Watan-Navigation data from the “FlightRadar” website, which specializes in tracking aircraft, revealed that two British Royal Air Force reconnaissance planes flew near the Gaza Strip. This coincided with the delivery of the four batches of Israeli prisoners between January 19 and February 1.
According to the website, the two aircraft took off near a British airbase in Cyprus, headed toward the Israeli coast, then disappeared from radar screens before reappearing on their way back to Cyprus.
The British website “Declassified,” which conducts research on military and intelligence institutions, reported that “the Royal Air Force sent two reconnaissance planes toward Gaza since the start of the ceasefire during the prisoner exchange process between Hamas and Israel.”
The site added, “The first surveillance flight took off from the British Akrotiri Air Base at 13:32 GMT and returned at 18:59 on January 19, the day the ceasefire agreement came into effect.”
It continued, “The aircraft disabled its transponder over the eastern Mediterranean, raising questions about its exact mission in the air while Hamas was releasing the last remaining British captive, Emily Damari.”
The site also noted that “the second flight departed from Akrotiri Air Base on January 25 at 09:26 GMT and returned to the base at 15:44, once again disabling its transponder over the eastern Mediterranean during the second prisoner exchange operation.”
The British Ministry of Defense was quoted as saying that “the aircraft did not enter Gaza’s airspace and operated at all times in accordance with the ceasefire agreement and the prisoner release deal between Hamas and Israel.”
However, the website argued that “this denial does not prevent the Royal Air Force’s Shadow R1 reconnaissance aircraft from capturing surveillance footage of prisoner movements from Israeli airspace or gathering further intelligence to support Israel elsewhere.”
The British Foreign Office stated that the surveillance planes were “unarmed” and that their mission was “solely to locate the hostages,” according to the same website.
It considered this response to “raise serious questions about why spy planes continued to be sent to the region during the prisoner releases.”
Al Jazeera documented multiple and intensive flights carried out by the same British aircraft model over at least 14 months of the Israeli war on Gaza.
The Times newspaper had previously reported that British Royal Air Force spy planes began surveillance and reconnaissance operations in December 2023, weeks after the Al-Aqsa Flood operation. They conducted almost daily missions over the 25-mile-long Gaza Strip to assist the Israelis in locating the hostages captured by Hamas in October 2023.

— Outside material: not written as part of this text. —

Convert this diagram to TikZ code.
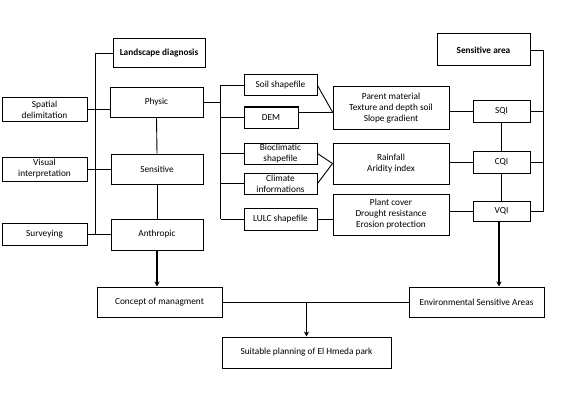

On January 19, a ceasefire and a three-phase prisoner exchange agreement came into effect, with each phase lasting 42 days, with negotiations for the second and third phases contingent on the progress of the first. The deal was brokered by Qatar and Egypt with U.S. support.
With American backing, between October 7, 2023, and January 19, 2025, Israel committed genocide in Gaza, resulting in more than 159,000 Palestinian martyrs and wounded—most of them children and women—along with over 14,000 missing persons, creating one of the worst humanitarian disasters in the world.